What Happened
A new research paper, "NanoVDR: Distilling a 2B Vision-Language Retriever into a 70M Text-Only Encoder for Visual Document Retrieval," introduces a novel method to dramatically improve the efficiency of searching through visual documents—like PDFs, scanned forms, or product manuals—using only text queries.
The core problem the authors address is the inherent inefficiency in current Vision-Language Model (VLM)-based retrievers. These systems use the same massive, multi-billion parameter model to encode both the visual documents (which are complex and require visual understanding) and the text queries (which are simple strings). This symmetric design forces every single query, even a plain-text one, to run through a GPU-heavy VLM, resulting in high latency, cost, and operational complexity.
NanoVDR's key innovation is exploiting the asymmetry between queries and documents. The system decouples the two encoding paths:
- Offline Teacher Indexing: A large, frozen 2B-parameter VLM "teacher" (like DSE-Qwen2) is used once to process and index the entire corpus of visual documents. This computationally expensive step is done offline.
- Online Student Querying: A small, distilled "student" model—a text-only encoder with just 69 million parameters (based on DistilBERT)—handles all incoming text queries at inference time.
Technical Details
The breakthrough lies in the distillation objective. The researchers systematically compared six different training objectives across three model backbones and 22 benchmark datasets from the ViDoRe benchmark. They found that a simple pointwise cosine alignment objective—training the student to produce query embeddings that are directly aligned with the embeddings the teacher would have produced for the same text—consistently outperformed more complex ranking-based or contrastive learning methods.

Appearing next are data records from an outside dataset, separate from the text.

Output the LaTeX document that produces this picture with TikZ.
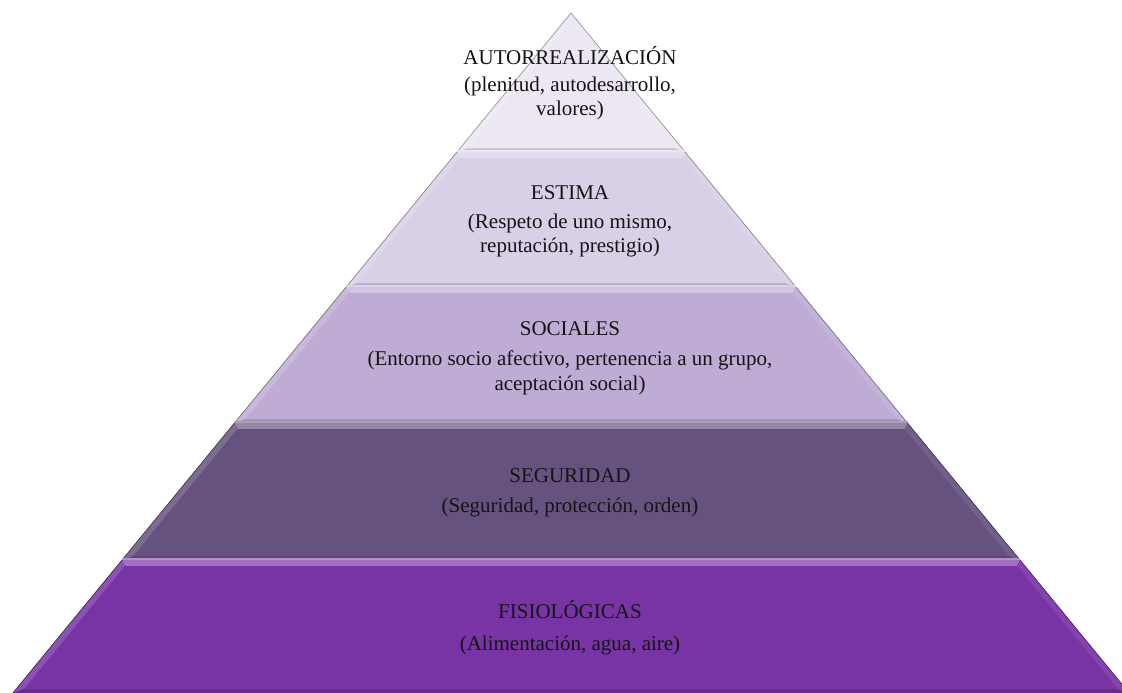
\documentclass[tikz,border=0pt]{standalone}
\usepackage{fontspec}
\setmainfont{Liberation Serif}
\definecolor{lvA}{HTML}{ECE7F3}
\definecolor{lvB}{HTML}{D9CFE6}
\definecolor{lvC}{HTML}{BEACD5}
\definecolor{lvD}{HTML}{66527F}
\definecolor{lvE}{HTML}{7834A5}
\definecolor{txt}{HTML}{141414}
\newcommand\pyrband[4]{%
  \pgfmathsetmacro\ha{0.8208*(#1-13)}%
  \pgfmathsetmacro\hb{0.8208*(#2-13)}%
  \pgfmathsetmacro\hai{max(0.8208*(#3-13)-8,0)}%
  \pgfmathsetmacro\yib{#2-4}%
  \pgfmathsetmacro\hbi{0.8208*(\yib-13)-8}%
  \coordinate (TL) at (571-\ha,#1);
  \coordinate (TR) at (571+\ha,#1);
  \coordinate (BR) at (571+\hb,#2);
  \coordinate (BL) at (571-\hb,#2);
  \coordinate (tl) at (571-\hai,#3);
  \coordinate (tr) at (571+\hai,#3);
  \coordinate (br) at (571+\hbi,\yib);
  \coordinate (bl) at (571-\hbi,\yib);
  \fill[#4] (TL) -- (TR) -- (BR) -- (BL) -- cycle;
  \fill[#4!70!white] (TL) -- (TR) -- (tr) -- (tl) -- cycle;
  \fill[#4!85!white] (TL) -- (tl) -- (bl) -- (BL) -- cycle;
  \fill[#4!92!white] (TR) -- (tr) -- (br) -- (BR) -- cycle;
  \fill[#4!85!black] (BL) -- (bl) -- (br) -- (BR) -- cycle;
  \fill[#4] (tl) -- (tr) -- (br) -- (bl) -- cycle;
  \draw[#4!55!white, line width=1.2pt] ([yshift=1pt]TL) -- ([yshift=1pt]TR);
  \draw[#4!65!black, line width=0.8pt] ([yshift=-0.4pt]BL) -- ([yshift=-0.4pt]BR);
  \draw[#4!60!black, line width=0.6pt] (TL) -- (BL) (TR) -- (BR);
}
\begin{document}
\begin{tikzpicture}[x=1pt,y=-1pt,
  lvtext/.style={font=\fontsize{21}{25}\selectfont, anchor=base, inner sep=0pt, text=txt}]
\useasboundingbox (0,0) rectangle (1122,693);
\fill[white] (0,0) rectangle (1122,693);
\begin{scope}
\clip (0,0) rectangle (1122,693);
\pyrband{13}{152}{22.7}{lvA}
\pyrband{152}{287}{158}{lvB}
\pyrband{287}{423}{293}{lvC}
\pyrband{423}{560}{429}{lvD}
\pyrband{560}{693}{566}{lvE}
\end{scope}
\node[lvtext] (a1) at (570,64) {AUTORREALIZACIÓN};
\node[lvtext] (a2) at (570,92) {(plenitud, autodesarrollo,};
\node[lvtext] (a3) at (570,115) {valores)};
\node[lvtext] (b1) at (570,199) {ESTIMA};
\node[lvtext] (b2) at (570,228) {(Respeto de uno mismo,};
\node[lvtext] (b3) at (570,252) {reputación, prestigio)};
\node[lvtext] (c1) at (570,335) {SOCIALES};
\node[lvtext] (c2) at (570,365) {(Entorno socio afectivo, pertenencia a un grupo,};
\node[lvtext] (c3) at (570,390) {aceptación social)};
\node[lvtext] (d1) at (570,482) {SEGURIDAD};
\node[lvtext] (d2) at (570,512) {(Seguridad, protección, orden)};
\node[lvtext] (e1) at (570,618) {FISIOLÓGICAS};
\node[lvtext] (e2) at (570,650) {(Alimentación, agua, aire)};
\end{tikzpicture}
\end{document}
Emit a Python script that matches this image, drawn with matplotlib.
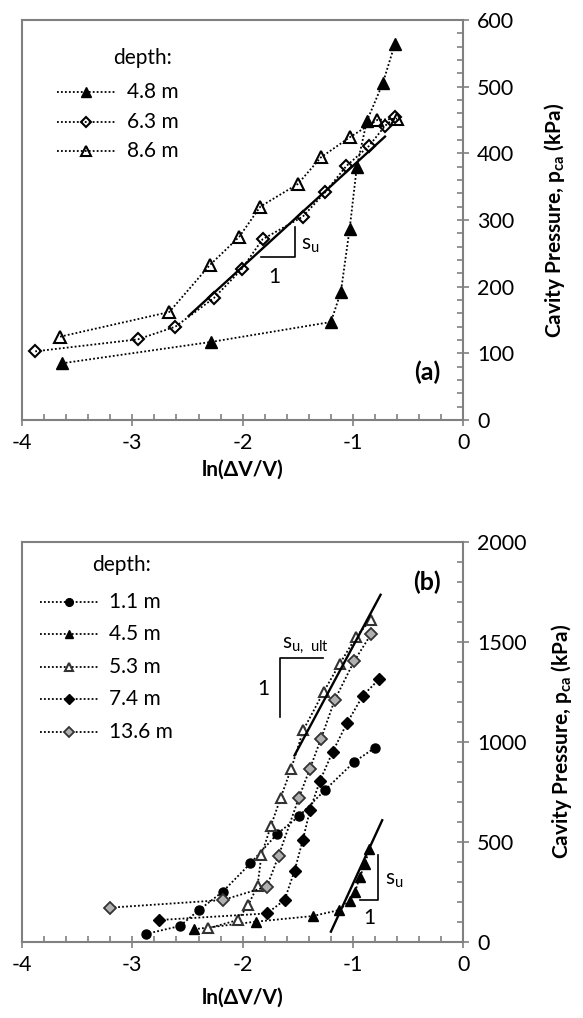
import matplotlib
matplotlib.use("Agg")
import matplotlib.pyplot as plt
from matplotlib.ticker import MultipleLocator

plt.rcParams['font.family'] = ['Lato', 'DejaVu Sans']
plt.rcParams['mathtext.fontset'] = 'custom'
plt.rcParams['mathtext.rm'] = 'Lato'
plt.rcParams['mathtext.bf'] = 'Lato:bold'
plt.rcParams['axes.unicode_minus'] = False

# ---- panel (a) data: ln(dV/V) vs cavity pressure (kPa)
a_labels = ['4.8 m', '6.3 m', '8.6 m']
a_x_48 = [-3.64, -2.29, -1.20, -1.11, -1.03, -0.965, -0.875, -0.73, -0.62]
a_p_48 = [85, 117, 147, 192, 287, 380, 448, 505, 564]
a_x_63 = [-3.88, -2.95, -2.61, -2.26, -2.01, -1.82, -1.455, -1.25, -1.06, -0.855, -0.71, -0.62]
a_p_63 = [103, 121, 140, 183, 226, 271, 305, 342, 381, 411, 441, 454]
a_x_86 = [-3.655, -2.665, -2.30, -2.03, -1.84, -1.50, -1.29, -1.03, -0.78, -0.60]
a_p_86 = [125, 162, 232, 275, 320, 354, 394, 424, 450, 452]
a_fit_x = [-2.49, -0.71]
a_fit_p = [156, 425]
a_tri_x = [-1.83, -1.53, -1.53]
a_tri_p = [244, 244, 290]

# ---- panel (b) data
b_labels = ['1.1 m', '4.5 m', '5.3 m', '7.4 m', '13.6 m']
b_x_11 = [-2.88, -2.57, -2.395, -2.18, -1.93, -1.69, -1.49, -1.25, -0.99, -0.80]
b_p_11 = [38, 78, 158, 250, 391, 537, 627, 760, 898, 970]
b_x_45 = [-2.44, -1.88, -1.365, -1.125, -1.03, -0.98, -0.94, -0.89, -0.855]
b_p_45 = [62, 100, 128, 158, 205, 250, 321, 388, 461]
b_x_53 = [-2.31, -2.045, -1.95, -1.865, -1.83, -1.745, -1.655, -1.56, -1.45, -1.265, -1.12, -0.97, -0.84]
b_p_53 = [67, 108, 183, 278, 432, 577, 720, 865, 1058, 1250, 1389, 1525, 1608]
b_x_74 = [-2.76, -1.78, -1.62, -1.53, -1.455, -1.39, -1.30, -1.185, -1.055, -0.91, -0.76]
b_p_74 = [108, 141, 208, 354, 507, 657, 803, 948, 1092, 1230, 1314]
b_x_136 = [-3.20, -2.18, -1.78, -1.675, -1.49, -1.39, -1.29, -1.165, -0.99, -0.835]
b_p_136 = [170, 208, 275, 428, 720, 865, 1014, 1209, 1402, 1538]
b_fit_ult_x = [-1.53, -0.75]
b_fit_ult_p = [931, 1734]
b_fit_x = [-1.20, -0.735]
b_fit_p = [50, 607]
b_tri_ult_x = [-1.27, -1.66, -1.66]
b_tri_ult_p = [1418, 1418, 1122]
b_tri_x = [-0.94, -0.77, -0.77]
b_tri_p = [208, 208, 432]

GREY = '#808080'
DOT = (0, (1, 1.2))
FS = 15


def style_axes(ax, ymax, ymajor, yminor):
    ax.set_xlim(-4, 0)
    ax.set_ylim(0, ymax)
    for s in ax.spines.values():
        s.set_color(GREY)
        s.set_linewidth(1.5)
    ax.yaxis.tick_right()
    ax.xaxis.set_major_locator(MultipleLocator(1))
    ax.xaxis.set_minor_locator(MultipleLocator(0.2))
    ax.yaxis.set_major_locator(MultipleLocator(ymajor))
    ax.yaxis.set_minor_locator(MultipleLocator(yminor))
    ax.tick_params(axis='x', which='major', direction='inout', length=9,
                   width=1.2, color=GREY, labelsize=15.5, pad=5)
    ax.tick_params(axis='x', which='minor', direction='in', length=4,
                   width=1.2, color=GREY)
    ax.tick_params(axis='y', which='major', direction='inout', length=8,
                   width=1.2, color=GREY, labelsize=15.5, pad=6,
                   left=False, right=True)
    ax.tick_params(axis='y', which='minor', direction='in', length=4,
                   width=1.2, color=GREY, left=False, right=True)
    ax.set_xticklabels([str(int(v)) for v in ax.get_xticks()])
    ax.set_xlabel('ln(ΔV/V)', fontsize=FS, fontweight='bold')
    ax.set_ylabel(r'Cavity Pressure, p$_{\mathbf{ca}}$ (kPa)', fontsize=FS,
                  fontweight='bold')
    ax.yaxis.set_label_position('right')


def draw_key(ax, line, label, y, x0, x1, xt):
    # hand-made legend row: dotted line with the series marker in the middle
    ax.plot([x0, x1], [y, y], transform=ax.transAxes, ls=DOT,
            color='black', lw=line.get_linewidth(), clip_on=False)
    ax.plot([(x0 + x1) / 2], [y], transform=ax.transAxes, ls='none',
            marker=line.get_marker(), ms=line.get_markersize() * 0.85,
            mfc=line.get_markerfacecolor(), mec=line.get_markeredgecolor(),
            mew=line.get_markeredgewidth(), clip_on=False)
    ax.text(xt, y, label, transform=ax.transAxes, fontsize=FS,
            ha='left', va='center')


fig = plt.figure(figsize=(5.83, 10.18), dpi=100)

# ---------------- panel (a)
ax1 = fig.add_axes([0.0377, 0.5874, 0.757, 0.393])
h1, = ax1.plot(a_x_48, a_p_48, ls=DOT, color='black', lw=1.3, marker='^',
               ms=8, mfc='black', mec='black')
h2, = ax1.plot(a_x_63, a_p_63, ls=DOT, color='black', lw=1.3, marker='D',
               ms=6.5, mfc='none', mec='black', mew=1.5)
h3, = ax1.plot(a_x_86, a_p_86, ls=DOT, color='black', lw=1.3, marker='^',
               ms=8, mfc='none', mec='black', mew=1.5)
ax1.plot(a_fit_x, a_fit_p, color='black', lw=1.7)
ax1.plot(a_tri_x, a_tri_p, color='black', lw=1.2)
ax1.text(-1.47, 262, r's$_{\mathregular{u}}$', fontsize=FS, ha='left', va='center')
ax1.text(-1.71, 215, '1', fontsize=FS, ha='center', va='center')
ax1.text(-0.33, 72, '(a)', fontsize=18, fontweight='bold', ha='center', va='center')
style_axes(ax1, 600, 100, 20)
ax1.yaxis.set_label_coords(1.178, 0.5)
ax1.xaxis.set_label_coords(0.5, -0.10)
ax1.text(0.206, 0.905, 'depth:', transform=ax1.transAxes, fontsize=FS,
         ha='left', va='center')
for ln, lab, yy in zip([h1, h2, h3], a_labels, [0.82, 0.745, 0.6725]):
    draw_key(ax1, ln, lab, yy, 0.079, 0.213, 0.238)

# ---------------- panel (b)
ax2 = fig.add_axes([0.0377, 0.0750, 0.757, 0.393])
g1, = ax2.plot(b_x_11, b_p_11, ls=DOT, color='black', lw=1.3, marker='o',
               ms=6.5, mfc='black', mec='black')
g2, = ax2.plot(b_x_45, b_p_45, ls=DOT, color='black', lw=1.3, marker='^',
               ms=7.5, mfc='black', mec='black')
g3, = ax2.plot(b_x_53, b_p_53, ls=DOT, color='black', lw=1.3, marker='^',
               ms=7.5, mfc='white', mec='#333333', mew=1.5)
g4, = ax2.plot(b_x_74, b_p_74, ls=DOT, color='black', lw=1.3, marker='D',
               ms=6, mfc='black', mec='black')
g5, = ax2.plot(b_x_136, b_p_136, ls=DOT, color='black', lw=1.3, marker='D',
               ms=6, mfc='#b0b0b0', mec='#333333', mew=1.3)
ax2.plot(b_fit_ult_x, b_fit_ult_p, color='black', lw=1.7)
ax2.plot(b_fit_x, b_fit_p, color='black', lw=1.7)
ax2.plot(b_tri_ult_x, b_tri_ult_p, color='black', lw=1.2)
ax2.plot(b_tri_x, b_tri_p, color='black', lw=1.2)
ax2.text(-1.64, 1480, r's$_{\mathregular{u,\ ult}}$', fontsize=FS, ha='left', va='center')
ax2.text(-1.81, 1264, '1', fontsize=FS, ha='center', va='center')
ax2.text(-0.71, 308, r's$_{\mathregular{u}}$', fontsize=FS, ha='left', va='center')
ax2.text(-0.855, 118, '1', fontsize=FS, ha='center', va='center')
ax2.text(-0.33, 1795, '(b)', fontsize=18, fontweight='bold', ha='center', va='center')
style_axes(ax2, 2000, 500, 100)
ax2.yaxis.set_label_coords(1.195, 0.5)
ax2.xaxis.set_label_coords(0.5, -0.115)
ax2.text(0.159, 0.942, 'depth:', transform=ax2.transAxes, fontsize=FS,
         ha='left', va='center')
for ln, lab, yy in zip([g1, g2, g3, g4, g5], b_labels,
                       [0.85, 0.769, 0.6875, 0.6068, 0.5243]):
    draw_key(ax2, ln, lab, yy, 0.041, 0.172, 0.197)

fig.savefig('out.png', dpi=100)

This approach has significant practical advantages:
- Training Simplicity: It requires only pre-cached teacher embeddings for query texts. No document images need to be processed during training.
- Low Cost: The total training cost for the final model is under 13 GPU-hours.
- Cross-Lingual Boost: The team identified cross-lingual transfer as a key bottleneck. They cheaply resolved it by augmenting training data with machine-translated queries, creating the robust
NanoVDR-S-Multivariant.
The results are striking. The 69M-parameter NanoVDR-S-Multi retains 95.1% of the retrieval quality of its 2B-parameter teacher. It even outperforms the original DSE-Qwen2 (2B) model on the v2 and v3 benchmarks while using 32x fewer parameters. Most critically for deployment, it reduces CPU query latency by 50x, enabling high-performance, real-time retrieval without GPU dependency.
Retail & Luxury Implications
While the paper is framed around general "visual documents," the architecture has direct and powerful applications for retail and luxury businesses, where product information is inherently multimodal.

1. Scalable Visual Search & Discovery: A luxury brand's asset library contains high-resolution lookbooks, campaign imagery, technical sketches, and scanned archival documents. An associate in a store or a customer online might search with a text query like "emerald green silk cocktail dress with cap sleeves." Current VLM-based search would require sending that query to a massive model. With NanoVDR, the millions of images are indexed once by the powerful teacher. The text query is then processed in milliseconds by the tiny student model running on a standard server CPU, enabling instant, accurate visual search at scale across the entire digital asset library.
2. Efficient Catalog & Manual Retrieval: Operations, customer service, and repair departments constantly reference technical documents, material composition sheets, care manuals, and parts catalogs—often PDFs with diagrams and photos. A technician could query "troubleshooting steps for watch model X when the date wheel sticks." NanoVDR would allow this system to run locally or on low-cost infrastructure, providing instant answers without the latency and cost of a cloud-based giant VLM.
3. Foundation for Next-Gen Product Assistants: The decoupled architecture is ideal for building responsive, internal AI assistants. The heavy lifting of understanding all product visuals and documents is done once during indexing. The chat interface, powered by the lightweight student encoder and a retrieval-augmented generation (RAG) system, can then provide accurate, sourced answers about products, materials, and inventory using natural language, all with low latency.
The gap between this research and production is primarily one of integration, not feasibility. The training cost is negligible (13 GPU-hours), and the student model is small enough to deploy easily. The main challenge would be building the initial pipeline to index a brand's unique corpus of visual assets with the teacher model and connecting the NanoVDR retriever to an existing search or Q&A interface.